2. Navigasi area abu-abu dengan hikmat
Mintalah hikmat Tuhan (Yakobus 1:5), minta nasihat dari pemimpin rohani, dan evaluasi dampak keputusan kita terhadap orang lain.
3. Jangan hanya bertanya “boleh atau tidak?” tapi “bijak atau tidak?”
Pertimbangkan motivasi hati, tujuan Tuhan, dan kasih kepada sesama dalam setiap keputusan.
Alkitab penuh dengan aturan dan prinsip. Tapi Tuhan tidak pernah memisahkan kebenaran dari kasih, atau ketaatan dari relasi. Dia memanggil kita bukan hanya untuk taat secara mekanis, tetapi untuk mengenal hati-Nya dan menjadi serupa dengan Kristus.

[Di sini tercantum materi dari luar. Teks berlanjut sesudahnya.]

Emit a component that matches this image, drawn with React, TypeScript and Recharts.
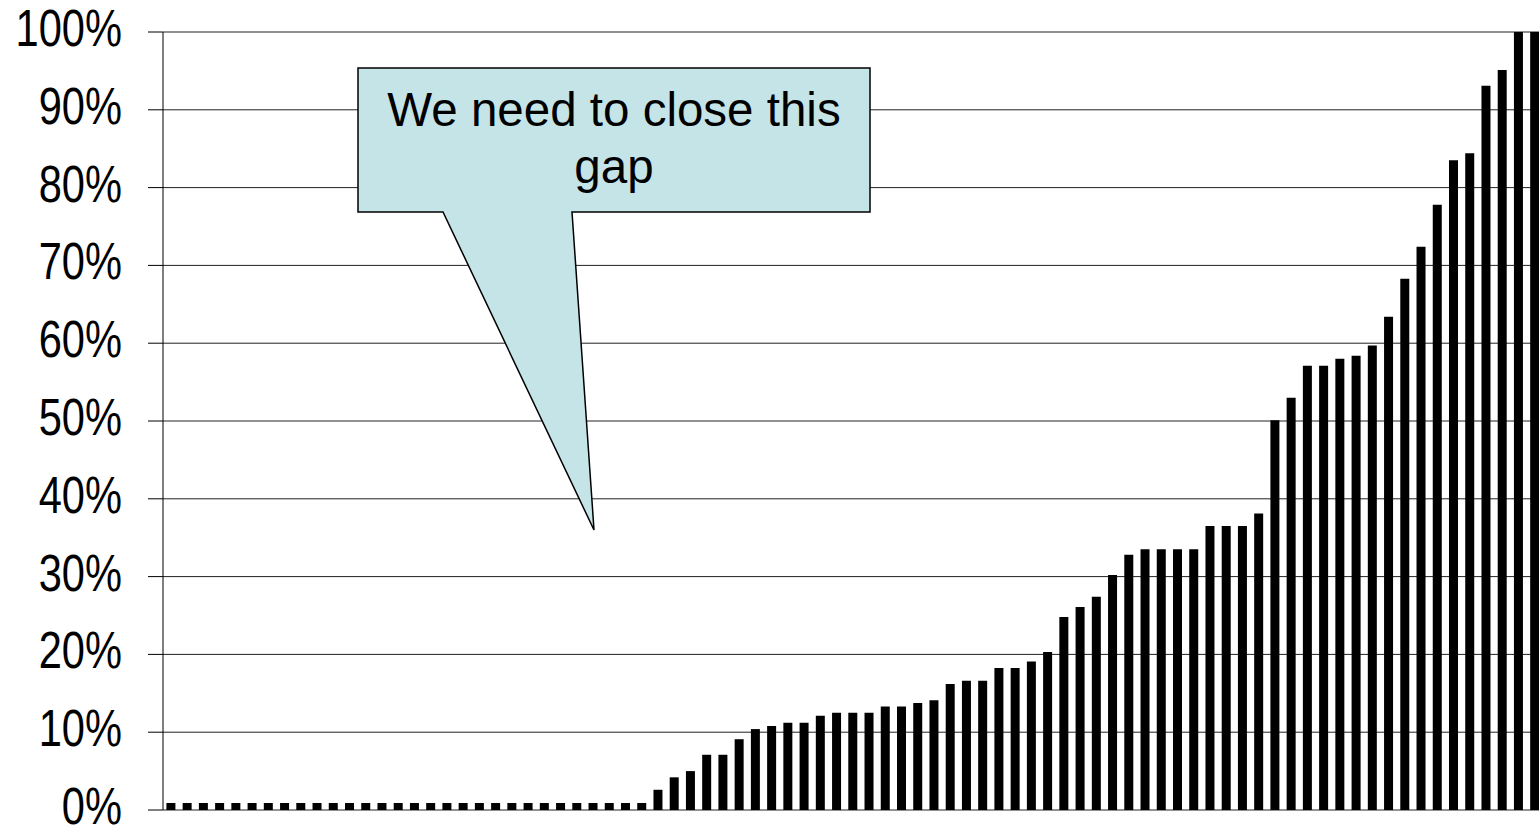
import React from 'react';
import { Bar, BarChart, CartesianGrid, XAxis, YAxis } from 'recharts';

// share per unit, sorted ascending (in %)
const lowShares = [
  0.9, 0.9, 0.9, 0.9, 0.9, 0.9, 0.9, 0.9, 0.9, 0.9,
  0.9, 0.9, 0.9, 0.9, 0.9, 0.9, 0.9, 0.9, 0.9, 0.9,
  0.9, 0.9, 0.9, 0.9, 0.9, 0.9, 0.9, 0.9, 0.9, 0.9,
];
const midShares = [
  2.6, 4.2, 5.0, 7.1, 7.1, 9.1, 10.4, 10.8, 11.2, 11.2,
  12.1, 12.5, 12.5, 12.5, 13.3, 13.3, 13.75, 14.1, 16.2, 16.6,
  16.6, 18.25, 18.25, 19.1, 20.3, 24.8, 26.1, 27.4, 30.2, 32.8,
];
const highShares = [
  33.5, 33.5, 33.5, 33.5, 36.5, 36.5, 36.5, 38.1, 50.1, 53.0,
  57.1, 57.1, 58.0, 58.4, 59.7, 63.4, 68.3, 72.4, 77.8, 83.5,
  84.4, 93.1, 95.1, 100, 100,
];
const yTicks = [0, 10, 20, 30, 40, 50, 60, 70, 80, 90, 100];
const calloutLines = ['We need to close this', 'gap'];

const shares = [...lowShares, ...midShares, ...highShares];
const data = shares.map((share, i) => ({ unit: `U${i + 1}`, share }));

const FONT = '"Liberation Sans", Arial, sans-serif';

// tick labels in the original are a narrow face, so squeeze them a bit
const PercentTick = (props: any) => {
  const { x, y, payload } = props;
  return (
    <g transform={`translate(${x},${y})`}>
      <text
        transform="scale(0.8,1)"
        textAnchor="end"
        dy="0.27em"
        fontSize={52}
        fontFamily={FONT}
        fill="#000"
      >
        {payload.value}%
      </text>
    </g>
  );
};

const Callout = () => (
  <svg
    width={1539}
    height={830}
    style={{ position: 'absolute', left: 0, top: 0, pointerEvents: 'none' }}
  >
    <path
      d="M358,68 H870 V212 H572 L594,530 L443,212 H358 Z"
      fill="#C5E4E8"
      stroke="#000"
      strokeWidth={1.5}
      strokeLinejoin="miter"
    />
    {calloutLines.map((line, i) => (
      <text
        key={line}
        x={614}
        y={126 + i * 57}
        textAnchor="middle"
        fontSize={47.5}
        fontFamily={FONT}
        fill="#000"
      >
        {line}
      </text>
    ))}
  </svg>
);

export default function App() {
  return (
    <div
      style={{
        position: 'absolute',
        left: 0,
        top: 0,
        width: 1539,
        height: 830,
        overflow: 'hidden',
        background: '#fff',
      }}
    >
      <BarChart
        width={1545}
        height={830}
        data={data}
        margin={{ top: 32, right: 2, bottom: 20, left: 0 }}
        barCategoryGap="21%"
      >
        <CartesianGrid vertical={false} stroke="#222" strokeWidth={1} />
        <XAxis
          dataKey="unit"
          height={0}
          tick={false}
          tickLine={false}
          axisLine={{ stroke: '#000', strokeWidth: 1 }}
        />
        <YAxis
          width={163}
          domain={[0, 100]}
          ticks={yTicks}
          interval={0}
          tickSize={15}
          tickMargin={26}
          tick={<PercentTick />}
          tickLine={{ stroke: '#000', strokeWidth: 1 }}
          axisLine={{ stroke: '#000', strokeWidth: 1 }}
        />
        <Bar dataKey="share" fill="#000" isAnimationActive={false} />
      </BarChart>
      <Callout />
    </div>
  );
}
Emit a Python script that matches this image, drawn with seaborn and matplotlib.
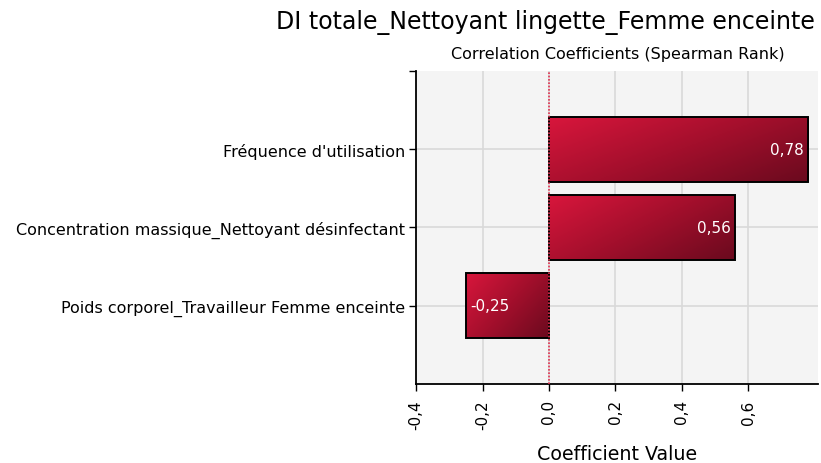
import numpy as np
import pandas as pd
import matplotlib
matplotlib.use("Agg")
import matplotlib.pyplot as plt
import seaborn as sns
from matplotlib.colors import LinearSegmentedColormap
from matplotlib.ticker import FixedLocator, FuncFormatter

# Data
labels = [
    "Fréquence d'utilisation",
    "Concentration massique_Nettoyant désinfectant",
    "Poids corporel_Travailleur Femme enceinte",
]
coefficients = [0.78, 0.56, -0.25]
value_labels = ["0,78", "0,56", "-0,25"]
x_ticks = [-0.4, -0.2, 0.0, 0.2, 0.4, 0.6]

title = "DI totale_Nettoyant lingette_Femme enceinte"
subtitle = "Correlation Coefficients (Spearman Rank)"
x_label = "Coefficient Value"

sns.set_style("white")
plt.rcParams["font.family"] = ["DejaVu Sans"]
plt.rcParams["text.color"] = "black"
plt.rcParams["axes.labelcolor"] = "black"
plt.rcParams["xtick.color"] = "black"
plt.rcParams["ytick.color"] = "black"

df = pd.DataFrame({"label": labels, "coef": coefficients})

fig = plt.figure(figsize=(8.21, 4.64), dpi=100)
ax = fig.add_axes([0.5068, 0.1703, 0.4895, 0.6745])
ax.set_facecolor("#f4f4f4")

sns.barplot(data=df, x="coef", y="label", orient="h", ax=ax,
            color="#b0102e", width=0.83, edgecolor="black", linewidth=1.4,
            zorder=3)

# Gradient fill inside each bar (bright crimson top-left to dark wine bottom-right)
cmap = LinearSegmentedColormap.from_list("wine", ["#d8163c", "#a30f2c", "#6a0a1e"])
gy, gx = np.mgrid[0:1:100j, 0:1:200j]
grad = gx * 0.6 + gy * 0.4
for patch in ax.patches:
    x0, y0 = patch.get_x(), patch.get_y()
    w, h = patch.get_width(), patch.get_height()
    left, right = min(x0, x0 + w), max(x0, x0 + w)
    top, bottom = min(y0, y0 + h), max(y0, y0 + h)
    im = ax.imshow(grad, cmap=cmap, aspect="auto", zorder=3.5, origin="upper",
                   extent=[left, right, bottom, top], interpolation="bilinear")
    im.set_clip_path(patch)
    patch.set_facecolor("none")
    patch.set_zorder(4)

ax.set_xlim(-0.4, 0.81)
ax.set_ylim(3.0, -1.0)

# Value labels inside the bars
for i, (v, txt) in enumerate(zip(coefficients, value_labels)):
    if v >= 0:
        ax.text(v - 0.012, i, txt, color="white", ha="right", va="center",
                fontsize=11, zorder=6)
    else:
        ax.text(v + 0.012, i, txt, color="white", ha="left", va="center",
                fontsize=11, zorder=6)

# Zero reference line
ax.axvline(0, color="#e0304e", linestyle=(0, (1, 1)), linewidth=1.2, zorder=5)

# Ticks and grid
ax.xaxis.set_major_locator(FixedLocator(x_ticks))
ax.xaxis.set_major_formatter(FuncFormatter(lambda v, p: f"{v:.1f}".replace(".", ",")))
ax.yaxis.set_minor_locator(FixedLocator([-1.0]))
ax.grid(True, which="major", color="#d9d9d9", linewidth=1.2, zorder=0)
ax.set_axisbelow(True)

for s in ["top", "right"]:
    ax.spines[s].set_visible(False)
for s in ["left", "bottom"]:
    ax.spines[s].set_color("black")
    ax.spines[s].set_linewidth(1.3)

ax.tick_params(axis="x", which="major", length=5, width=1, color="black",
               labelsize=11, rotation=90, pad=6, bottom=True)
ax.tick_params(axis="y", which="major", length=5, width=1, color="black",
               labelsize=11.5, left=True, pad=3)
ax.tick_params(axis="y", which="minor", length=5, width=1, color="black", left=True)

ax.set_ylabel("")
ax.set_xlabel(x_label, fontsize=13.7, labelpad=11)

fig.text(0.993, 0.938, title, ha="right", va="baseline", fontsize=17)
fig.text(0.752, 0.872, subtitle, ha="center", va="baseline", fontsize=11.5)

fig.savefig("out.png", dpi=100)
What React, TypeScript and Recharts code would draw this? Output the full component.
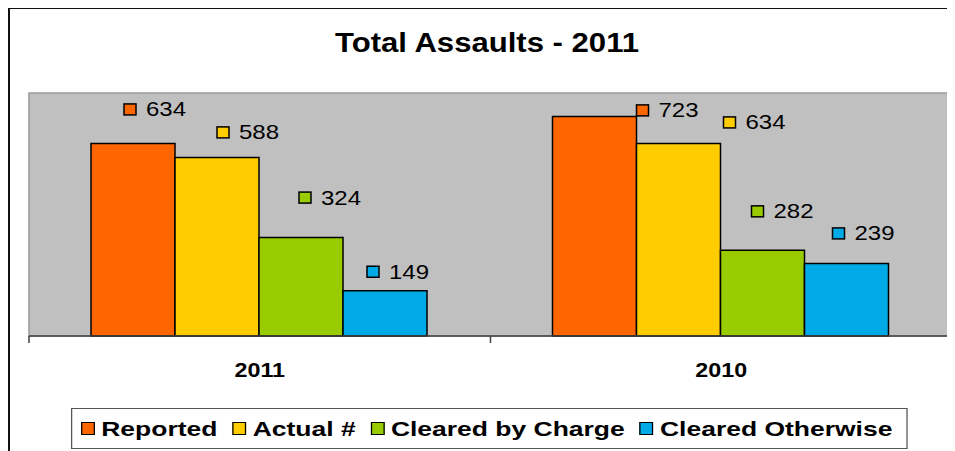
import React from 'react'
import {BarChart, Bar, XAxis, YAxis, CartesianGrid, Legend, LabelList, ReferenceArea} from 'recharts'

// チャートの値
const categories = ['2011', '2010']
const reported = [634, 723]
const actual = [588, 634]
const clearedByCharge = [324, 282]
const clearedOtherwise = [149, 239]

const SERIES = [
  {key: 'reported', name: 'Reported', color: '#FF6600', values: reported},
  {key: 'actual', name: 'Actual #', color: '#FFCC00', values: actual},
  {key: 'clearedByCharge', name: 'Cleared by Charge', color: '#99CC00', values: clearedByCharge},
  {key: 'clearedOtherwise', name: 'Cleared Otherwise', color: '#00AAE6', values: clearedOtherwise},
]

// ラベルの手動配置 (バー中心からの dx, バー上端からの dy)
const LABEL_NUDGE: Record<string, [number, number][]> = {
  reported: [[-9, 34], [42, 6]],
  actual: [[0, 25], [45, 21]],
  clearedByCharge: [[-2, 40], [-11, 39]],
  clearedOtherwise: [[-18, 19], [-14, 30]],
}

const W = 946
const H = 443
const MARGIN = {top: 85, right: 2, left: 21, bottom: 0}
const FONT = '"Liberation Sans", Arial, sans-serif'

const chartData = categories.map((category, i) => {
  const row: any = {category}
  SERIES.forEach(s => (row[s.key] = s.values[i]))
  return row
})

const CategoryTick = (props: any) => {
  const {x, y, payload, index, visibleTicksCount} = props
  const half = payload?.offset ?? (W - MARGIN.left - MARGIN.right) / categories.length / 2
  const last = index === (visibleTicksCount ?? categories.length) - 1
  return (
    <g>
      <line x1={x - half} y1={y} x2={x - half} y2={y + 7} stroke="#404040" strokeWidth={1.5} />
      {last && <line x1={x + half} y1={y} x2={x + half} y2={y + 7} stroke="#404040" strokeWidth={1.5} />}
      <text
        transform={`translate(${x},${y + 40.5}) scale(1.11,1)`}
        textAnchor="middle"
        fontFamily={FONT}
        fontWeight="bold"
        fontSize={21}
        fill="#000"
      >
        {payload.value}
      </text>
    </g>
  )
}

const makeLabel = (key: string, color: string) => (props: any) => {
  const vb = props.viewBox ?? props
  const bx = vb.x ?? props.x
  const by = vb.y ?? props.y
  const bw = vb.width ?? props.width
  const idx = props.index ?? 0
  const [dx, dy] = LABEL_NUDGE[key]?.[idx] ?? [0, 25]
  const sx = bx + bw / 2 + dx
  const cy = by - dy
  return (
    <g key={`${key}-${idx}`}>
      <rect x={sx} y={cy - 5.5} width={12} height={11} fill={color} stroke="#000" strokeWidth={1.5} />
      <text
        transform={`translate(${sx + 22},${cy + 7}) scale(1.2,1)`}
        fontFamily={FONT}
        fontSize={20}
        fill="#000"
      >
        {props.value}
      </text>
    </g>
  )
}

const seriesOrder = (entry: any) => SERIES.findIndex(s => s.key === entry.dataKey)

const LegendBox = (props: any) => {
  const payload = [...(props.payload ?? [])].sort((a, b) => seriesOrder(a) - seriesOrder(b))
  return (
    <div
      style={{
        display: 'inline-flex',
        alignItems: 'center',
        boxSizing: 'border-box',
        height: 41,
        border: '1px solid #555',
        background: '#fff',
        padding: '0 11px 0 7px',
        transform: 'scaleX(1.26)',
        transformOrigin: 'left center',
        whiteSpace: 'nowrap',
        fontFamily: FONT,
        fontWeight: 'bold',
        fontSize: 21,
        color: '#000',
      }}
    >
      {payload.map((entry: any, i: number) => (
        <span key={i} style={{display: 'inline-flex', alignItems: 'center', marginRight: i < payload.length - 1 ? 12 : 0}}>
          <span
            style={{
              display: 'inline-block',
              width: 9,
              height: 11.6,
              background: entry.color,
              border: '1px solid #000',
              marginRight: 5,
            }}
          />
          <span>{entry.value}</span>
        </span>
      ))}
    </div>
  )
}

export default function App() {
  return (
    <div style={{position: 'relative', width: W, height: H, background: '#fff'}}>
      <BarChart width={W} height={H} data={chartData} margin={MARGIN} barCategoryGap={62} barGap={0}>
        <CartesianGrid fill="#C0C0C0" horizontal={false} vertical={false} />
        <ReferenceArea y1={0} y2={800} fill="none" stroke="#999" strokeWidth={1.5} ifOverflow="extendDomain" />
        <XAxis
          dataKey="category"
          height={115}
          interval={0}
          tickSize={0}
          tickMargin={0}
          tickLine={false}
          axisLine={{stroke: '#404040', strokeWidth: 1.5}}
          tick={<CategoryTick />}
        />
        <YAxis hide domain={[0, 800]} />
        <Legend
          layout="horizontal"
          verticalAlign="middle"
          align="center"
          content={<LegendBox />}
          wrapperStyle={{left: 63, top: 400, width: 'auto', height: 'auto'}}
        />
        {SERIES.map(s => (
          <Bar
            key={s.key}
            dataKey={s.key}
            name={s.name}
            fill={s.color}
            stroke="#000"
            strokeWidth={1.5}
            isAnimationActive={false}
          >
            <LabelList dataKey={s.key} content={makeLabel(s.key, s.color)} />
          </Bar>
        ))}
      </BarChart>

      {/* タイトル */}
      <svg width={W} height={80} style={{position: 'absolute', left: 0, top: 0, pointerEvents: 'none'}}>
        <text
          transform="translate(479,43.7) scale(1.11,1)"
          textAnchor="middle"
          fontFamily={FONT}
          fontWeight="bold"
          fontSize={28}
          fill="#000"
        >
          Total Assaults - 2011
        </text>
      </svg>

      {/* 外枠 */}
      <div
        style={{
          position: 'absolute',
          left: 0,
          top: -1,
          width: W,
          height: H + 1,
          boxSizing: 'border-box',
          borderLeft: '2px solid #111',
          borderTop: '2px solid #111',
          pointerEvents: 'none',
        }}
      />
    </div>
  )
}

“Kebebasan sejati bukan saat kita bisa melakukan apa pun yang kita mau,
tapi saat kita memilih melakukan apa yang benar—bahkan saat kita punya pilihan.” — Ps. Jeffrey Rachmat
Ingat: Dalam komunitas yang sehat dan dalam hubungan yang intim dengan Tuhan, kita bertumbuh dari sekadar penurut menjadi pribadi yang bijak—yang mampu menangkap isi hati Allah dan menghidupinya dalam setiap dimensi hidup.
Kesimpulan: Walk with God, Work with Wisdom
Hidup dengan Nilai-Nilai Kerajaan
Di tengah dunia yang mengejar hasil instan, ukuran materi, dan validasi eksternal, Tuhan memanggil kita untuk hidup dengan nilai-nilai Kerajaan-Nya—yang dalam, tahan uji, dan berdampak kekal. Melalui delapan prinsip ini, kita belajar bahwa berkat Tuhan bukan hanya soal uang, tapi tentang karakter, visi, relasi, dan hikmat yang dibangun dari dalam ke luar.
Tuhan tidak hanya ingin kita sukses menurut ukuran dunia, tetapi berbuah dan berakar dalam kehendak-Nya. Itu dimulai dari rumah, dijalankan dengan iman, dibentuk melalui komunitas, dan dimanifestasikan dalam kreativitas serta integritas yang lahir dari hubungan kita dengan Dia.
“Kalau hidupmu dibangun di atas nilai, hasil akan mengikuti. Tapi kalau hidupmu hanya kejar hasil, nilai akan dikorbankan.” — Ps. Jeffrey Rachmat
Kiranya kita semua menjadi pelaku bisnis, profesional, dan pemimpin yang bukan hanya mencari untung, tetapi juga membawa terang—bukan hanya produktif, tapi menjadi saksi.
Sebab dunia tidak hanya butuh lebih banyak orang kaya—dunia butuh lebih banyak orang benar yang diberkati dan membawa berkat.
“Kamu adalah terang dunia… biarlah terangmu bercahaya.” — Matius 5:14,16
Walk with God. Work with wisdom. Live with purpose.